Exercise prompt: With the images removed, repeat the data below exactly.
** START OF Supplied records **
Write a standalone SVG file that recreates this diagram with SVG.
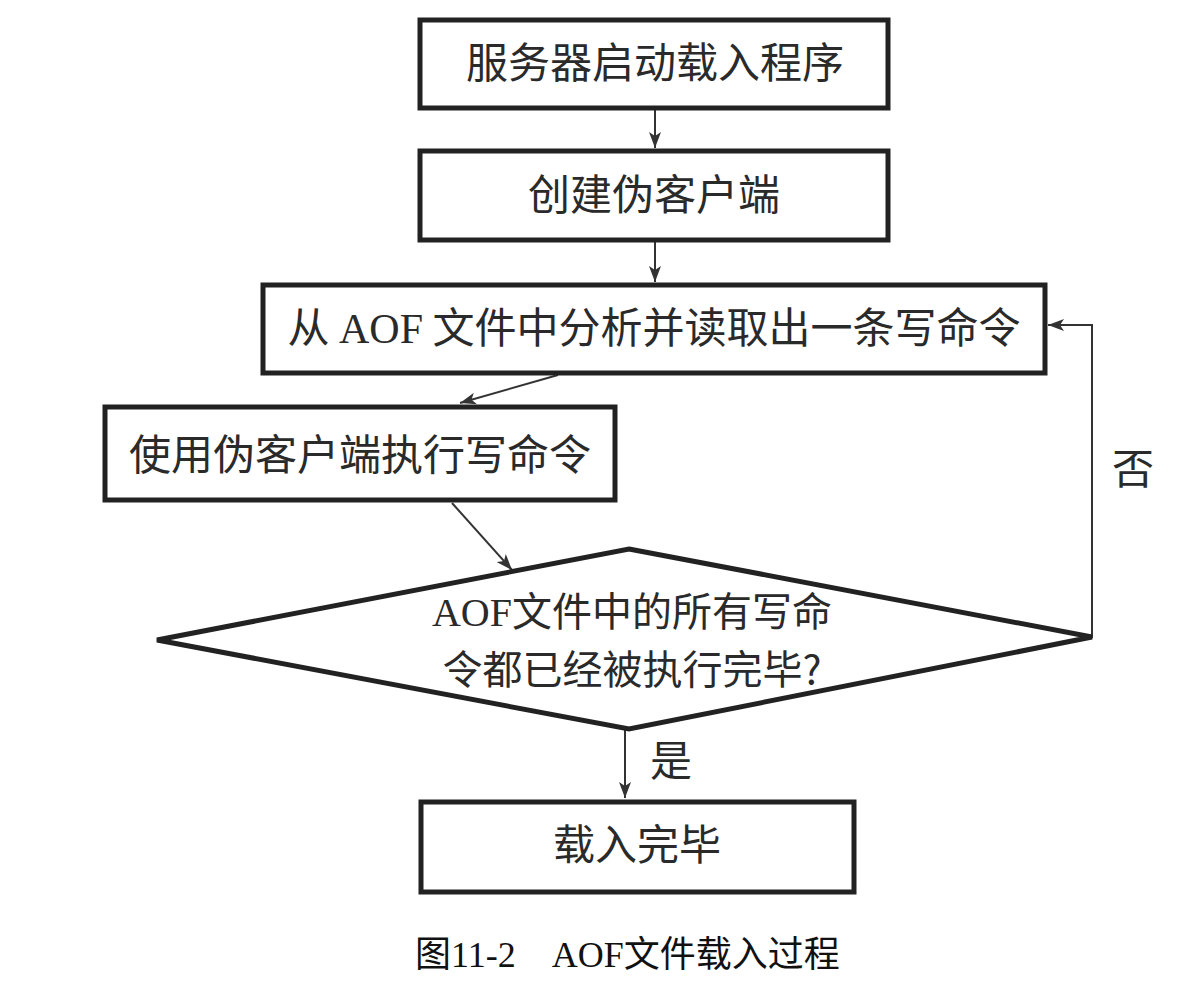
<svg xmlns="http://www.w3.org/2000/svg" width="1192" height="986" viewBox="0 0 1192 986">
<style>
.box{fill:#fff;stroke:#222;stroke-width:5}
.t{font-family:"Noto Sans CJK SC",sans-serif;font-size:42px;fill:#2a2a2a;text-anchor:middle}
.d{font-size:40px}
.lat{font-family:"Liberation Serif",serif}
.c{stroke:#333;stroke-width:2;fill:none}
.cap{font-family:"Liberation Serif","Noto Sans CJK SC",serif;font-size:36px;fill:#111}
</style>
<defs>
<marker id="ah" viewBox="0 0 16 12" refX="16" refY="6" markerWidth="16" markerHeight="12" markerUnits="userSpaceOnUse" orient="auto">
<path d="M0,0 L16,6 L0,12 L4,6 z" fill="#333"/>
</marker>
</defs>
<rect width="1192" height="986" fill="#fff"/>
<g id="connectors">
<line class="c" x1="655" y1="110" x2="655" y2="148" marker-end="url(#ah)"/>
<line class="c" x1="655" y1="240" x2="655" y2="282" marker-end="url(#ah)"/>
<line class="c" x1="558" y1="375" x2="460" y2="403" marker-end="url(#ah)"/>
<line class="c" x1="452" y1="503" x2="512" y2="570" marker-end="url(#ah)"/>
<line class="c" x1="625" y1="730" x2="625" y2="798" marker-end="url(#ah)"/>
<polyline class="c" points="1090,637 1092,637 1092,325 1048,325" marker-end="url(#ah)"/>
</g>
<g id="n1"><rect class="box" x="420" y="20" width="468" height="88"/><text class="t" x="655" y="78">服务器启动载入程序</text></g>
<g id="n2"><rect class="box" x="420" y="151" width="468" height="89"/><text class="t" x="654" y="210">创建伪客户端</text></g>
<g id="n3"><rect class="box" x="263" y="285" width="782" height="88"/><text class="t" x="654" y="343">从 <tspan class="lat">AOF</tspan> 文件中分析并读取出一条写命令</text></g>
<g id="n4"><rect class="box" x="105" y="407" width="510" height="93"/><text class="t" x="360" y="470">使用伪客户端执行写命令</text></g>
<g id="n5"><polygon class="box" points="629,549 1092,637 629,729 157,640"/><text class="t d" x="632" y="626"><tspan class="lat">AOF</tspan>文件中的所有写命</text><text class="t d" x="632" y="684">令都已经被执行完毕?</text></g>
<g id="n6"><rect class="box" x="421" y="802" width="433" height="90"/><text class="t" x="637" y="860">载入完毕</text></g>
<text class="t" x="671" y="776">是</text>
<text class="t" x="1133" y="484">否</text>
<text class="cap" x="415" y="967">图11-2　AOF文件载入过程</text>
</svg>
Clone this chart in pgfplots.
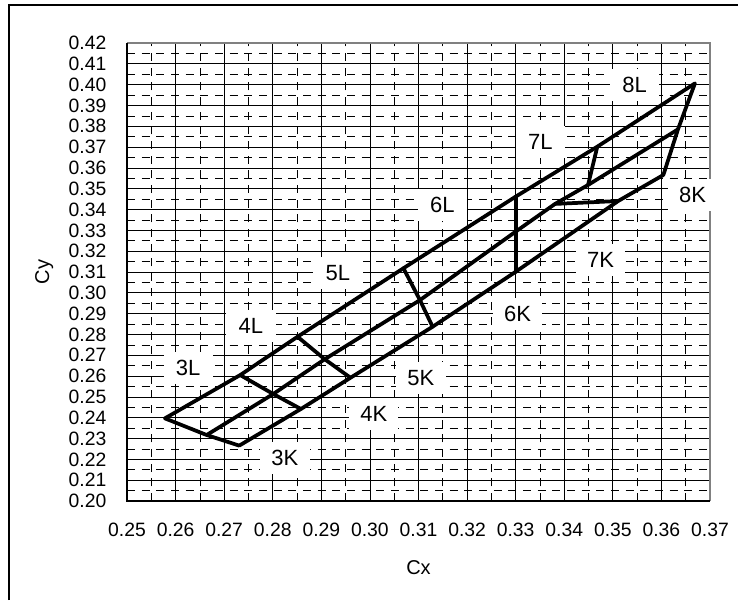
** END OF Supplied records **
Exercise solution:
Write a standalone SVG file that recreates this diagram with SVG.
<svg xmlns="http://www.w3.org/2000/svg" width="1192" height="986" viewBox="0 0 1192 986">
<style>
.box{fill:#fff;stroke:#222;stroke-width:5}
.t{font-family:"Noto Sans CJK SC",sans-serif;font-size:42px;fill:#2a2a2a;text-anchor:middle}
.d{font-size:40px}
.lat{font-family:"Liberation Serif",serif}
.c{stroke:#333;stroke-width:2;fill:none}
.cap{font-family:"Liberation Serif","Noto Sans CJK SC",serif;font-size:36px;fill:#111}
</style>
<defs>
<marker id="ah" viewBox="0 0 16 12" refX="16" refY="6" markerWidth="16" markerHeight="12" markerUnits="userSpaceOnUse" orient="auto">
<path d="M0,0 L16,6 L0,12 L4,6 z" fill="#333"/>
</marker>
</defs>
<rect width="1192" height="986" fill="#fff"/>
<g id="connectors">
<line class="c" x1="655" y1="110" x2="655" y2="148" marker-end="url(#ah)"/>
<line class="c" x1="655" y1="240" x2="655" y2="282" marker-end="url(#ah)"/>
<line class="c" x1="558" y1="375" x2="460" y2="403" marker-end="url(#ah)"/>
<line class="c" x1="452" y1="503" x2="512" y2="570" marker-end="url(#ah)"/>
<line class="c" x1="625" y1="730" x2="625" y2="798" marker-end="url(#ah)"/>
<polyline class="c" points="1090,637 1092,637 1092,325 1048,325" marker-end="url(#ah)"/>
</g>
<g id="n1"><rect class="box" x="420" y="20" width="468" height="88"/><text class="t" x="655" y="78">服务器启动载入程序</text></g>
<g id="n2"><rect class="box" x="420" y="151" width="468" height="89"/><text class="t" x="654" y="210">创建伪客户端</text></g>
<g id="n3"><rect class="box" x="263" y="285" width="782" height="88"/><text class="t" x="654" y="343">从 <tspan class="lat">AOF</tspan> 文件中分析并读取出一条写命令</text></g>
<g id="n4"><rect class="box" x="105" y="407" width="510" height="93"/><text class="t" x="360" y="470">使用伪客户端执行写命令</text></g>
<g id="n5"><polygon class="box" points="629,549 1092,637 629,729 157,640"/><text class="t d" x="632" y="626"><tspan class="lat">AOF</tspan>文件中的所有写命</text><text class="t d" x="632" y="684">令都已经被执行完毕?</text></g>
<g id="n6"><rect class="box" x="421" y="802" width="433" height="90"/><text class="t" x="637" y="860">载入完毕</text></g>
<text class="t" x="671" y="776">是</text>
<text class="t" x="1133" y="484">否</text>
<text class="cap" x="415" y="967">图11-2　AOF文件载入过程</text>
</svg>
Clone this chart in pgfplots.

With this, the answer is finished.